Ogni funzione ha il suo punto di minimo e il suo punto di massimo. L’arco politico di Giorgia Meloni ha toccato il suo punto di massimo oggi al Meeting di Rimini? La standing ovation ricevuta dal pubblico della fondazione nata in seno a Comunione e Liberazione pare il ritratto plastico del consenso di Meloni in quella parte dell’Italia che l’ha portata al governo, ovvero chi non ha mai smesso di credere nella famiglia tradizionale e in Gesù Cristo, e che pretende un’immigrazione controllata. L’applauso interminabile è un’immagine potente in contraddizione con gli ultimi sondaggi politici che vedono il partito di Giorgia Meloni prossimo ad un declino, plausibilmente riscontrabile nelle prossime elezioni regionali, banco di prova sia per il sud che per il nord Italia. Si sa però, che la politica non si fa con i sondaggi, ma con i fatti e l’italiano medio è quello che ti porta in parlamento, poi al potere e sempre più in alto finché non si annoia e non vede l’ora di farti cadere rovinosamente. Ad ogni modo, per il momento, Giorgia Meloni, in seguito all’impulso iniziale e non banale da parte di Mario Draghi, ha soddisfatto alcune delle promesse fatte all’elettorato di riferimento, seppur non tutte, ed è arrivata a svelare un’ultima proposta, ovvero quello del calmieramento dei prezzi per le case da vendersi a giovani coppie, accusando quei cattivi maestri che hanno parlato solamente di utero in affitto e dell’arcaicità della famiglia tradizionale. Ma quali sono le promesse mantenute e quelle disattese da parte della Meloni?

Tra quelle mantenute ritroviamo il bonus da mille euro (una tantum) per i nuovi nascituri, in vigore dal primo gennaio di quest’anno, per chi ha un Isee non oltre i quarantamila euro annui; poi, entro i primi sei anni del proprio figlio i congedi parentali indennizzati all’80% salgono a tre. Inoltre, l’esonero contributivo per le madri lavoratrici con almeno tre figli è stato esteso in via sperimentale anche a quelle con due soltanto. A queste misure si contano purre il Fondo Dote Famiglia, con una dotazione di 30 milioni di euro a sostegno delle attività extrascolastiche dei minori, e il rifinanziamento dei fondi per gli asili nido, dove però la promessa di una gratuità generalizzata per il secondo figlio non si è ancora tradotta in realtà.
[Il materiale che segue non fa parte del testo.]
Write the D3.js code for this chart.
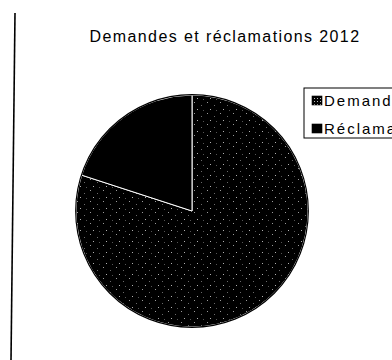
<!DOCTYPE html>
<html>
<head>
<meta charset="utf-8">
<script src="https://cdn.jsdelivr.net/npm/d3@7/dist/d3.min.js"></script>
<style>
  html, body { margin: 0; padding: 0; background: #fff; }
  svg { display: block; }
  text { font-family: "Liberation Sans", Arial, sans-serif; fill: #000; }
</style>
</head>
<body>
<svg id="chart" width="392" height="360"></svg>
<script>
// Chart data
const title = "Demandes et réclamations 2012";
const categories = ["Demandes", "Réclamations"];
const values = [80, 20];

const svg = d3.select("#chart");
const W = 392, H = 360;

// Fill patterns: dark speckled texture for Demandes, solid black for Réclamations
const defs = svg.append("defs");
const pat = defs.append("pattern")
  .attr("id", "speckle")
  .attr("patternUnits", "userSpaceOnUse")
  .attr("width", 13).attr("height", 11);
pat.append("rect").attr("width", 13).attr("height", 11).attr("fill", "#000");
[[2, 1, "#9a9a9a"], [9, 4, "#6a6a6a"], [5, 8, "#b0b0b0"], [11, 9, "#555"]].forEach(([x, y, c]) => {
  pat.append("rect").attr("x", x).attr("y", y).attr("width", 1).attr("height", 1).attr("fill", c);
});
const legendPat = defs.append("pattern")
  .attr("id", "grid")
  .attr("patternUnits", "userSpaceOnUse")
  .attr("width", 3).attr("height", 3);
legendPat.append("rect").attr("width", 3).attr("height", 3).attr("fill", "#000");
legendPat.append("rect").attr("x", 1).attr("y", 1).attr("width", 1).attr("height", 1).attr("fill", "#bbb");

const fills = ["url(#speckle)", "#000"];
const legendFills = ["url(#grid)", "#000"];

// Left border line of the sheet
svg.append("line")
  .attr("x1", 15).attr("y1", 13)
  .attr("x2", 11).attr("y2", H)
  .attr("stroke", "#000").attr("stroke-width", 1.6);

// Title
svg.append("text")
  .attr("x", 225).attr("y", 42)
  .attr("text-anchor", "middle")
  .attr("font-size", 16)
  .attr("letter-spacing", 1.4)
  .text(title);

// Pie
const cx = 192, cy = 211, r = 116;
const pie = d3.pie().sort(null).value(d => d)(values);
const arc = d3.arc().innerRadius(0).outerRadius(r);
const g = svg.append("g").attr("transform", `translate(${cx},${cy})`);
g.selectAll("path.slice")
  .data(pie)
  .join("path")
  .attr("class", "slice")
  .attr("d", arc)
  .attr("fill", (d, i) => fills[i])
  .attr("stroke", "#fff")
  .attr("stroke-width", 1)
  .attr("stroke-linejoin", "round");
g.append("circle")
  .attr("r", r + 0.3)
  .attr("fill", "none")
  .attr("stroke", "#000")
  .attr("stroke-width", 1.2);

// Legend (runs past the right edge of the sheet)
const lg = svg.append("g").attr("transform", "translate(304,88)");
lg.append("rect")
  .attr("x", 0).attr("y", 0)
  .attr("width", 130).attr("height", 50)
  .attr("fill", "#fff")
  .attr("stroke", "#000").attr("stroke-width", 1);
const items = lg.selectAll("g.item")
  .data(categories)
  .join("g")
  .attr("class", "item")
  .attr("transform", (d, i) => `translate(0,${12 + i * 28})`);
items.append("rect")
  .attr("x", 8).attr("y", -4)
  .attr("width", 10).attr("height", 9)
  .attr("fill", (d, i) => legendFills[i])
  .attr("stroke", "#000").attr("stroke-width", 0.6);
items.append("text")
  .attr("x", 20).attr("y", 5.5)
  .attr("font-size", 15)
  .attr("letter-spacing", 2)
  .text(d => d);
</script>
</body>
</html>
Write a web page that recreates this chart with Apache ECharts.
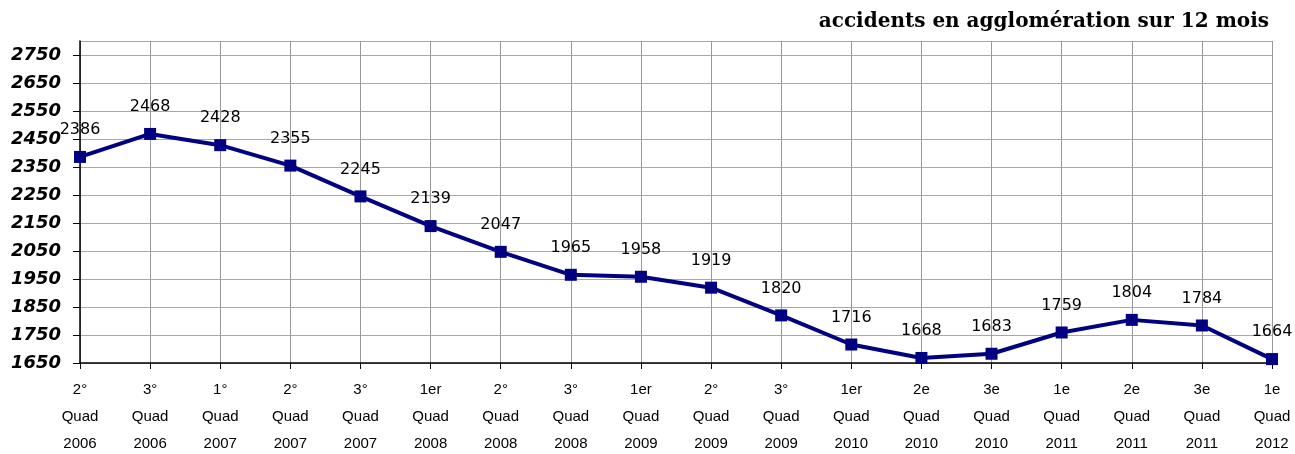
<!DOCTYPE html>
<html>
<head>
<meta charset="utf-8">
<script src="https://cdn.jsdelivr.net/npm/echarts@6/dist/echarts.min.js"></script>
<style>
  html, body { margin: 0; padding: 0; background: #fff; }
  #chart { width: 1295px; height: 454px; }
</style>
</head>
<body>
<div id="chart"></div>
<script>
var categories = [
  '2°\nQuad\n2006', '3°\nQuad\n2006', '1°\nQuad\n2007', '2°\nQuad\n2007',
  '3°\nQuad\n2007', '1er\nQuad\n2008', '2°\nQuad\n2008', '3°\nQuad\n2008',
  '1er\nQuad\n2009', '2°\nQuad\n2009', '3°\nQuad\n2009', '1er\nQuad\n2010',
  '2e\nQuad\n2010', '3e\nQuad\n2010', '1e\nQuad\n2011', '2e\nQuad\n2011',
  '3e\nQuad\n2011', '1e\nQuad\n2012'
];
var accidents = [2386, 2468, 2428, 2355, 2245, 2139, 2047, 1965, 1958, 1919,
  1820, 1716, 1668, 1683, 1759, 1804, 1784, 1664];
var yMin = 1650;
var yMax = 2800;
var yStep = 100;

var chart = echarts.init(document.getElementById('chart'));
var option = {
  animation: false,
  title: {
    text: 'accidents en agglomération sur 12 mois',
    right: 21,
    top: 7,
    textStyle: {
      fontFamily: 'DejaVu Serif',
      fontWeight: 'bold',
      fontSize: 20,
      color: '#000'
    }
  },
  grid: { left: 80, right: 23, top: 41, bottom: 91, outerBoundsMode: 'none', containLabel: false },
  xAxis: {
    type: 'category',
    data: categories,
    boundaryGap: false,
    axisLine: { lineStyle: { color: '#000', width: 1.5 } },
    axisTick: { show: true, length: 6, lineStyle: { color: '#000' } },
    axisLabel: {
      interval: 0,
      margin: 13,
      fontFamily: 'Liberation Sans',
      fontSize: 15,
      lineHeight: 27,
      color: '#000'
    },
    splitLine: { show: true, lineStyle: { color: '#999', width: 1 } }
  },
  yAxis: {
    type: 'value',
    min: yMin,
    max: yMax,
    interval: yStep,
    axisLine: { show: true, lineStyle: { color: '#000', width: 1.5 } },
    axisTick: { show: true, length: 7, lineStyle: { color: '#000' } },
    axisLabel: {
      margin: 19,
      fontFamily: 'DejaVu Sans',
      fontWeight: 'bold',
      fontStyle: 'italic',
      fontSize: 18,
      color: '#000',
      showMaxLabel: false,
      formatter: function (v) { return v === yMax ? '' : String(v); }
    },
    splitLine: { show: true, lineStyle: { color: '#a8a8a8', width: 1 } }
  },
  series: [{
    type: 'line',
    data: accidents,
    color: '#000080',
    symbol: 'rect',
    symbolSize: 12,
    lineStyle: { width: 4, color: '#000080' },
    itemStyle: { color: '#000080' },
    label: {
      show: true,
      position: 'top',
      distance: 13,
      fontFamily: 'DejaVu Sans',
      fontSize: 16,
      color: '#000'
    }
  }]
};
chart.setOption(option);
</script>
</body>
</html>
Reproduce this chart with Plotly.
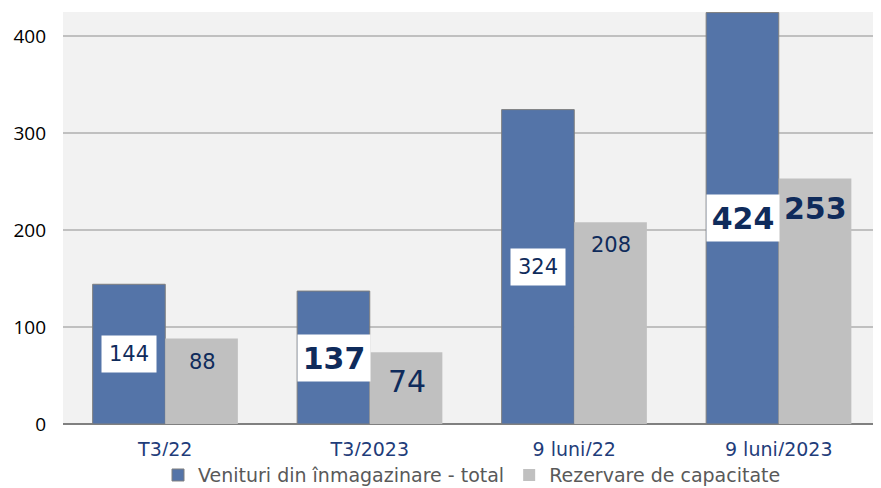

Altro terreno su cui Meloni ha insistito è quello della fiscalità. Il tanto evocato quoziente familiare rimane incompleto, sostituito da interventi mirati sulle detrazioni. Al contrario, un impegno pienamente rispettato è quello nei confronti delle scuole paritarie, con stanziamenti record di oltre 750 milioni di euro nel 2025 e l’innalzamento a 1000 euro del tetto per le detrazioni delle rette. La premier a Rimini ha rilanciato lo slogan della parità effettiva, senza tuttavia arrivare a una riforma organica del sistema. Sul piano etico e valoriale il governo ha invece portato a termine una delle sue battaglie simboliche: la maternità surrogata è diventata reato universale perseguibile anche se commesso all’estero, confermando una linea di chiusura netta. Diverso, invece, il fronte dell’immigrazione, dove l’esecutivo ha imposto vincoli alle varie Ong e varato il decreto Cutro, alzato i tempi di detenzione nei Cpr e ratificato il protocollo con l’Albania. I numeri degli sbarchi sono calati drasticamente nel 2024 rispetto all’anno precedente, ma sono tornati a crescere nei primi mesi del 2025, pur restando comunque al di sotto dei picchi precedenti. La premier, insomma, ha mantenuto alcune promesse chiave sul versante della famiglia e della scuola, altre le ha solo abbozzate e pure sul lato dell’immigrazione le cose non stanno molto diversamente. Insomma ogni curva che non sia una linea retta ha il suo punto di minimo e il suo punto di massimo. L’arco politico di Giorgia Meloni è destinato a misurarsi con entrambi. E come Roma dopo la vittoria su Cartagine, quando si giunge al culmine, vengono le vertigini e i franchi tiratori si preparano ad assistere al declino, che prima o poi, arriva.